The inflation experienced as a result of Biden’s spending spree is acutely impacting these young people in their early careers, and to a much greater degree than it is affecting older voters.
The Fed money printers introduced roughly $7 trillion into asset markets during the pandemic, says economist Peter St. Onge at the Brownstone Institute. This “leaves the rich richer and the poor coping with inflation.” He goes on:
Hence the media’s favorite economic theme these days: Why can’t Americans see the glory of Bidenomics. After all, if you’re a journalist at the New York Times, or an economics professor at Harvard, everybody at your dinner party owns a home. They own stocks. They’re doing great, regaling one another about their investing acumen.
Alas, the 90% aren’t at those dinner parties to regale. They can only speak at the ballot boxes.
You see, when Biden’s Fed jacked the money printers up to ludicrous speed, it helped some Americans. It was jet fuel to equity markets which helped stock portfolios and retirement accounts, and it greased the palms of several Democrat-friendly tech and green energy companies, and made borrowing money artificially cheap for a while.
But none of that really benefits a 25-year-old today, whether he’s a plumber or a college grad.
Younger workers don’t typically earn as much income as more experienced workers. They didn’t have the capital to buy a home when rates were low, they can’t save for a home now because their wages aren’t keeping up with cost increases for basic necessities, and they are paying insanely inflated prices for things like rent, food, and energy. And, though home ownership was once a common feature of the American dream, these 25-year-olds are largely priced out of the housing market due to high prices and high interest rates. For many of them, the prospect of home ownership or a family is just a pipe dream.
Meanwhile, older Americans are doing pretty well and are spending money freely in the economy. Their retirement accounts are likely fairly healthy, and those collecting state pensions or Social Security probably received a fairly nice pay raise in recent years, given that their redistributed income (provided by younger Americans via taxation) is tied to inflation.
These older Americans aren’t looking for a house unless they’re looking to downsize after the nest is empty or they retire, but they’re in the quite comfortable situation of not being in any rush to sell. They probably locked in a very manageable 3–4% mortgage and have a ton of equity in their homes, after all.
As St. Onge says, “renters and homeowners are living in entirely different economies.” Older American homeowners are pretty flush with cash, while younger Americans desperately fighting inflation, and they are the least equipped to handle it.

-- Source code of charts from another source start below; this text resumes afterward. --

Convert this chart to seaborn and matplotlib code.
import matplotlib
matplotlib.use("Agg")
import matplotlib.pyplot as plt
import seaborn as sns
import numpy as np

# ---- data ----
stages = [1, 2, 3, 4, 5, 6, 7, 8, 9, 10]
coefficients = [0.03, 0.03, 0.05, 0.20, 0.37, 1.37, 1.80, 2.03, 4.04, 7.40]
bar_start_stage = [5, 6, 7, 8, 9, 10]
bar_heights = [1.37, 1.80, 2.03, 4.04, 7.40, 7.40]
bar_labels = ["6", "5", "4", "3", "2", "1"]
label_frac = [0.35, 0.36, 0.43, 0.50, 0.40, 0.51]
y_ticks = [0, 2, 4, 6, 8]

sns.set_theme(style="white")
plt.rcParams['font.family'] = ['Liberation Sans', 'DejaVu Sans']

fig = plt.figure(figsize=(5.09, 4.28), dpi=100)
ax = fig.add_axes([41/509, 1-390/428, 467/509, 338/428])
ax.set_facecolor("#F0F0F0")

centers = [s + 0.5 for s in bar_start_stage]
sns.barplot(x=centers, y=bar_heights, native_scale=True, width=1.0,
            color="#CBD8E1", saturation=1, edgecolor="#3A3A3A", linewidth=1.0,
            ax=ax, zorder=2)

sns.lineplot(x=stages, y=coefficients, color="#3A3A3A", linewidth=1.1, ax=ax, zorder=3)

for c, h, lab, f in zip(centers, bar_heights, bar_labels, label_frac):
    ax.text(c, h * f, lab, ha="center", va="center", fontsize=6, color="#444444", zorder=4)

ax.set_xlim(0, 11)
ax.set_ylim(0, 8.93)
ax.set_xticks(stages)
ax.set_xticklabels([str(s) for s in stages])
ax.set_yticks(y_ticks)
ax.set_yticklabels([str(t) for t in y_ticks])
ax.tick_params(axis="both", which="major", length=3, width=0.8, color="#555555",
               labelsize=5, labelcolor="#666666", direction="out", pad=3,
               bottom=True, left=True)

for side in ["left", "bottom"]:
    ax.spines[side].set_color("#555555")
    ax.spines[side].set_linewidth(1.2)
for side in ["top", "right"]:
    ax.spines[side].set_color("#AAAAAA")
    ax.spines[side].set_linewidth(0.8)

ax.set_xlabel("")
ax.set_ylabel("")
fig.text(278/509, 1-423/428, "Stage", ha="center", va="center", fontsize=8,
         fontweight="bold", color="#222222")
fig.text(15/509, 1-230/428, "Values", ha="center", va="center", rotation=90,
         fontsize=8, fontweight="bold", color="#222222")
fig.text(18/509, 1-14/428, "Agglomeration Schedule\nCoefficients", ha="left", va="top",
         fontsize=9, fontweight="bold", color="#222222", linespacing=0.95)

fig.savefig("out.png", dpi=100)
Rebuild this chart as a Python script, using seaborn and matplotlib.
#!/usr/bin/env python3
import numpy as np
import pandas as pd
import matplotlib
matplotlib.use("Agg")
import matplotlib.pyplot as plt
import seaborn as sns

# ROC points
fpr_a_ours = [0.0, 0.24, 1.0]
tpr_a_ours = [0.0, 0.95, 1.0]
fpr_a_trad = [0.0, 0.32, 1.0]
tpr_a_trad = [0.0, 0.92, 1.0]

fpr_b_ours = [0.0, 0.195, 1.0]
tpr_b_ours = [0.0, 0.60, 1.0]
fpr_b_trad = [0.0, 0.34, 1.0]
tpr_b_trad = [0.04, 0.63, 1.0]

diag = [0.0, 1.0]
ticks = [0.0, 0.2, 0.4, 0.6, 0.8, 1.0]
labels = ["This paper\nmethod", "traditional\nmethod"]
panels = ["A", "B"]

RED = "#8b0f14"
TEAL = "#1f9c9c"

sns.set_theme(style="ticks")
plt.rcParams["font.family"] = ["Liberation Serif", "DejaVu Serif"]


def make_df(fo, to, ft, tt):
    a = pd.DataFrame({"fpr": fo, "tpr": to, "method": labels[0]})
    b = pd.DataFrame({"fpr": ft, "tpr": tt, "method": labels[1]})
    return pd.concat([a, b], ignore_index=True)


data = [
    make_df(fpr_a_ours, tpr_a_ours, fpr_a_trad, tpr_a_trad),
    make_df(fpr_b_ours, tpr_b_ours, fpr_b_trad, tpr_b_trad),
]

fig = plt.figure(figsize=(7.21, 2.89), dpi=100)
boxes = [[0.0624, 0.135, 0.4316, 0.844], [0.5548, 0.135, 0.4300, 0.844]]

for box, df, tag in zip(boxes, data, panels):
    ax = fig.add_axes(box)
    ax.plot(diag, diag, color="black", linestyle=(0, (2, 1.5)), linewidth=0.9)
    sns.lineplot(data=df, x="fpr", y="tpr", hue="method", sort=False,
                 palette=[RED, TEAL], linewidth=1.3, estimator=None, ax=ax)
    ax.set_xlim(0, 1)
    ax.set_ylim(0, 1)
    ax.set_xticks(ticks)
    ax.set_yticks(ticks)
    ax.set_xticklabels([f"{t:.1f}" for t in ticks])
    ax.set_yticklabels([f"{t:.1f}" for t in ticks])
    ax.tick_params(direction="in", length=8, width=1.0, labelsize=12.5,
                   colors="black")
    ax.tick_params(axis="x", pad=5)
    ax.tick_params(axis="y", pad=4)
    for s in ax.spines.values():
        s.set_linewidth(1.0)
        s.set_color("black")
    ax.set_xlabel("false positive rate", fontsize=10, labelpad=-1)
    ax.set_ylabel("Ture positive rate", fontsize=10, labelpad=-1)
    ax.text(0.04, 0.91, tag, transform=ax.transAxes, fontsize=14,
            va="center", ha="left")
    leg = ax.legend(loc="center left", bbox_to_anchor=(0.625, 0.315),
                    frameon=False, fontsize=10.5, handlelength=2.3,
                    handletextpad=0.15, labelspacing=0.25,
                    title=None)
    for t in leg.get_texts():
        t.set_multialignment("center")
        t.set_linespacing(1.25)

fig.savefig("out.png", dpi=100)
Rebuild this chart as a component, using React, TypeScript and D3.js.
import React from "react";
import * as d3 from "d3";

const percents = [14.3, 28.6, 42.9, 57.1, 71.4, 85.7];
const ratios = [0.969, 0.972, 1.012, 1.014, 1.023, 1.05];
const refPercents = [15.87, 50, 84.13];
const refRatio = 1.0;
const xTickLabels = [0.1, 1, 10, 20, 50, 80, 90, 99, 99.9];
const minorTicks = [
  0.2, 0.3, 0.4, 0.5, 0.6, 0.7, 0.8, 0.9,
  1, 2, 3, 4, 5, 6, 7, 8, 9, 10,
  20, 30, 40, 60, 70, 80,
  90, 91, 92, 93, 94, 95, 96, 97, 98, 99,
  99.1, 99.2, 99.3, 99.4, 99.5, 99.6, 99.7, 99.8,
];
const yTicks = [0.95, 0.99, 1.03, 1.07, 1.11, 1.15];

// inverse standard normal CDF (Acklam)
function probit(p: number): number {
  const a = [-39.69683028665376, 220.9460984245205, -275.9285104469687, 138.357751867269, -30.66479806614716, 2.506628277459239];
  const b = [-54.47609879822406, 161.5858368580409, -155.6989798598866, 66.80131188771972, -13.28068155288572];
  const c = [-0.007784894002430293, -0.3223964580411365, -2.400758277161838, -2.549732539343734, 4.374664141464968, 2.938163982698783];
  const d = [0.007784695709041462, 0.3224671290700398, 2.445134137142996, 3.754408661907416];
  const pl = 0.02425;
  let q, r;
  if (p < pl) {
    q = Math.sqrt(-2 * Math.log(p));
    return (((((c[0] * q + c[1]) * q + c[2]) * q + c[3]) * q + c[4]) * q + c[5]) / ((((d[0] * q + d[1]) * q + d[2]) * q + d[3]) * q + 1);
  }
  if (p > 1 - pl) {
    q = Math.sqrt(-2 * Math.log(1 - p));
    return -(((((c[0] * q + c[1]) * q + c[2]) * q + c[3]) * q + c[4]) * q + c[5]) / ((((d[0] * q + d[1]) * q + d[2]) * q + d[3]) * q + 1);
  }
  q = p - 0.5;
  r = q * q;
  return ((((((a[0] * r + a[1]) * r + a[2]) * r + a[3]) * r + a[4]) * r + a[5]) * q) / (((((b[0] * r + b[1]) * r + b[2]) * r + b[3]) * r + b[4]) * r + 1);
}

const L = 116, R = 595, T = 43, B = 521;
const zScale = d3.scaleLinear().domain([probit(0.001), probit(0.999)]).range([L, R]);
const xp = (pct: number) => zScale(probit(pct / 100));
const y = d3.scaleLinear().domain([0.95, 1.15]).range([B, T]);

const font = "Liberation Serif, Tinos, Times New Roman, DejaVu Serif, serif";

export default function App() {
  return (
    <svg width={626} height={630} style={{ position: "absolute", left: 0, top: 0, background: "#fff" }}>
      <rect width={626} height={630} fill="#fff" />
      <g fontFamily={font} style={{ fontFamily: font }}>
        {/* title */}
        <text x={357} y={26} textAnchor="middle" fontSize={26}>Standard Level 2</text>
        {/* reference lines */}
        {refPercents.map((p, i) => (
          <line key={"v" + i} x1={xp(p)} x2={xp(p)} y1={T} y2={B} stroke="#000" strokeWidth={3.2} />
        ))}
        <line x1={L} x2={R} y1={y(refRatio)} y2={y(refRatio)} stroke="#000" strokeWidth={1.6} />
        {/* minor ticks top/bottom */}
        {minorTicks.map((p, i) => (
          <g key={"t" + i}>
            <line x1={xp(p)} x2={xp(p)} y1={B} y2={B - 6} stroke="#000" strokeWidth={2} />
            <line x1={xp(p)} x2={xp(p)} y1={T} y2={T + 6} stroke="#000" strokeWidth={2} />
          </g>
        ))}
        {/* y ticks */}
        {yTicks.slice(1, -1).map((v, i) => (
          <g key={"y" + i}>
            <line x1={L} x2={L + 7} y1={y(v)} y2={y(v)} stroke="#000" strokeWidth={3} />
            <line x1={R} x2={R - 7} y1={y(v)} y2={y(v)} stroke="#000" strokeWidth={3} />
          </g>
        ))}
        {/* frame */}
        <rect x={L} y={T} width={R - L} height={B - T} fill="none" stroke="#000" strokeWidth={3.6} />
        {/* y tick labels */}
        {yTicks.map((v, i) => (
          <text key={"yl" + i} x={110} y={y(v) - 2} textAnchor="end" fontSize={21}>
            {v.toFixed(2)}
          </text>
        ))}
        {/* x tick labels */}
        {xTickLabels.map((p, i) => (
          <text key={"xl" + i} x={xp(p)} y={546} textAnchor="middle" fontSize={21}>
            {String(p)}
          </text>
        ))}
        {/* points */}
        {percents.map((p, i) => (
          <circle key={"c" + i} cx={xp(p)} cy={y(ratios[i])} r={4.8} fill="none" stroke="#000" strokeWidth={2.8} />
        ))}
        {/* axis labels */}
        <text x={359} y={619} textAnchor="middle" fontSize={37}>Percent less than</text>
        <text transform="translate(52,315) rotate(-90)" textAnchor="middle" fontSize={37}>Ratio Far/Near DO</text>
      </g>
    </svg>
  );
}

And this is the likeliest reason that Biden seems to be maintaining a nice lead among suburban women, but is bleeding young voters, and he is “hemorrhaging support from voters without a college degree.”
None of this is rocket science, and while both parties are responsible for these circumstances to some extent, young people wanting to launch their careers and lives are undoubtedly beginning to long for the days when the economy was unmistakably stronger before the pandemic, and when a senile old man wasn’t telling them that all of their problems would be solved if he’s able to unconstitutionally take money from the plumbers and truck drivers among them to pay off a small portion of the loans taken out by the college students among them.